La question se pose chaque fois: les rencontres entre leaders du groupe des 20 sont-elles utiles? Plusieurs estiment que oui, dont deux acteurs de premier plan qui ont pourtant l'habitude d'être en désaccord: le premier ministre Stephen Harper et le magazine The Economist.

«Dans les moments les plus sombres de la crise, le G20 a donné des résultats impressionnants», peut-on lire dans un éditorial publié dans le dernier numéro de la publication britannique.

«Si toutes ces rencontres n'avaient pas eu lieu, je ne sais pas quelle serait la situation économique aujourd'hui», a quant à lui noté le directeur des communications de Stephen Harper, Dimitri Soudas, lors d'une séance d'information à Ottawa, il y a quelques jours.

Bien que le gros de la crise économique soit passé, le sommet de deux jours qui s'amorce demain en Corée du Sud mettra à l'épreuve encore une fois la capacité des pays membres de travailler ensemble.

«Quand il y a eu la crise, il y a deux ans, le G20 a su maintenir sa cohésion, analyse l'ancien ministre des Finances et des Affaires étrangères du Canada, John Manley. Mais maintenant, la situation est différente. On verra si les pays dont les intérêts divergent seront capables de coordonner leurs efforts.»

Dossiers délicats

Les chefs d'État devront se pencher sur plusieurs dossiers délicats à ce cinquième sommet depuis qu'ils ont pris la barre du G20, à l'automne 2008, à Washington.

Il y a évidemment toute la question de la reprise financière, au moment où plusieurs pays sont aux prises avec un endettement monstre, où le marché de l'emploi demeure chancelant et où des gouvernements, comme la Grande-Bretagne, optent pour des mesures d'austérité draconiennes.

Il y a également cette «guerre de la monnaie» que se livrent notamment les deux principaux géants de l'ordre économique mondial: la Chine et les États-Unis. Les Américains reprochent aux Chinois de maintenir le yuan artificiellement bas afin d'avantager leurs exportations. La Chine, en revanche, ainsi que plusieurs autres pays et la zone euro, reprochent aux États-Unis d'avoir imprimé de l'argent la semaine dernière pour acheter des bons du Trésor - une pratique qui promet d'injecter une masse de capitaux à l'échelle mondiale.

Dans un tel contexte, les 20 réussiront-ils à relever le défi de la cohésion?

«Réussite ou échec, ça dépend toujours des attentes ou des objectifs», croit Patrick Leblond, professeur à l'École supérieure d'affaires publiques et internationales de l'Université d'Ottawa.
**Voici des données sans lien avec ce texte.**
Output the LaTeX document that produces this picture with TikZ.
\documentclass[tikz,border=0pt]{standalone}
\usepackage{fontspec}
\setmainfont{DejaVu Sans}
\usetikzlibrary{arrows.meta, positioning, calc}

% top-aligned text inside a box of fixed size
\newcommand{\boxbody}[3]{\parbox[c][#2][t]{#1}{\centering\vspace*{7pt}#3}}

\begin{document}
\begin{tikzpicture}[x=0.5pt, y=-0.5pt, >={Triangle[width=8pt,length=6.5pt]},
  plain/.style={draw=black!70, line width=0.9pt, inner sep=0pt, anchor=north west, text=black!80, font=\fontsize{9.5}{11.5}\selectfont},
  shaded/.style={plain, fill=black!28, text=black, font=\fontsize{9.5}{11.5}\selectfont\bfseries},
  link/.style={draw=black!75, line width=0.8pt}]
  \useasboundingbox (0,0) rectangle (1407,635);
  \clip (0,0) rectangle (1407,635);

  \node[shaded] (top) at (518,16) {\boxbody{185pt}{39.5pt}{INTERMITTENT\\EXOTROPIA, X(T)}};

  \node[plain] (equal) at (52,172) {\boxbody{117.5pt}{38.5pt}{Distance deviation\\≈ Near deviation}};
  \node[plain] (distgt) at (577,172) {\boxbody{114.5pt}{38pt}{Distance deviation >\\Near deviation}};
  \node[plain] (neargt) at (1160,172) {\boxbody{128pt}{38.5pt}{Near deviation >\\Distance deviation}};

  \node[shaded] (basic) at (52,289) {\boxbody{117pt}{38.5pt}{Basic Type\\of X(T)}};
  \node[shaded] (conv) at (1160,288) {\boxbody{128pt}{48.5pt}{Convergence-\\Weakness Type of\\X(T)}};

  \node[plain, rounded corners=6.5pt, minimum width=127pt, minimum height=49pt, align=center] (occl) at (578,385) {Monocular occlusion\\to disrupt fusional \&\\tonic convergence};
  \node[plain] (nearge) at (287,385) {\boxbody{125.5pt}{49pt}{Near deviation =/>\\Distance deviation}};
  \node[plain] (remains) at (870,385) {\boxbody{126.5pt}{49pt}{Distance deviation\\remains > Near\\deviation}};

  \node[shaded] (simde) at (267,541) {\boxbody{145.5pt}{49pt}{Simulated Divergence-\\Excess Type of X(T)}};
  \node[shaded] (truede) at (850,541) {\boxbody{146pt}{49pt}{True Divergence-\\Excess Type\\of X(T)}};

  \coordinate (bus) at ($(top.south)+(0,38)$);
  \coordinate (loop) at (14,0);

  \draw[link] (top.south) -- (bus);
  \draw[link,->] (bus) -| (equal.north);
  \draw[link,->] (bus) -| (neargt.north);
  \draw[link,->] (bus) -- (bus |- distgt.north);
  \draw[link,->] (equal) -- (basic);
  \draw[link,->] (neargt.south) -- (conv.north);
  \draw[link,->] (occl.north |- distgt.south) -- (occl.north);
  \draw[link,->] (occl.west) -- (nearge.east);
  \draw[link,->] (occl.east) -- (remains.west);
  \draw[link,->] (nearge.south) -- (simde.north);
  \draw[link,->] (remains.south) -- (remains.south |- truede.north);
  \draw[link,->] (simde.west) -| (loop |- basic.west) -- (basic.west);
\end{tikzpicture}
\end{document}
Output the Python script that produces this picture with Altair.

Le spécialiste des questions de gouvernance économique mondiale indique d'entrée de jeu qu'il serait surprenant que la rencontre donne lieu à un accord sur la question des devises. Selon lui, le terrain d'entente prendra plutôt la forme d'un cadre plus ou moins rigide, laissant une certaine marge de manoeuvre aux pays membres.

«Ça va être un énoncé du type: la modération a bien meilleur goût», prévoit le professeur.

Martial Foucault, qui enseigne l'économie politique à l'Université de Montréal, abonde dans son sens: par exemple, la proposition mise de l'avant par les États-Unis pour limiter le déséquilibre commercial en plafonnant l'excédent ou le surplus des comptes courants à 4% a peu de chances d'être adoptée.

Cela ne veut pas dire pour autant que l'on doive se contenter de propositions trop floues, ou trop vagues.

«L'efficacité du G20, cette fois, va dépendre des propositions concrètes, qui manquaient à Toronto», estime Martial Foucault.

«Le G20 continuera de valoir la peine uniquement s'il s'en tient aux limites du possible», renchérit The Economist.

Heureusement pour eux, les participants arrivent à Séoul avec déjà deux ententes en poche, qu'il ne reste qu'à finaliser. La première rééquilibre le pouvoir au FMI pour donner une plus grande participation aux puissances émergentes. La seconde, Bale 3, fixe une quantité minimale de capitaux que les banques devront détenir pour éviter une nouvelle crise financière.

«Je pense que c'est là que l'on voit l'utilité du G20, note Patrick Leblond. Moins que de conclure de grands accords, c'est de donner des directives et de maintenir la pression sur des organisations internationales, pour en arriver à des nouvelles règles de gouvernance économique mondiale.»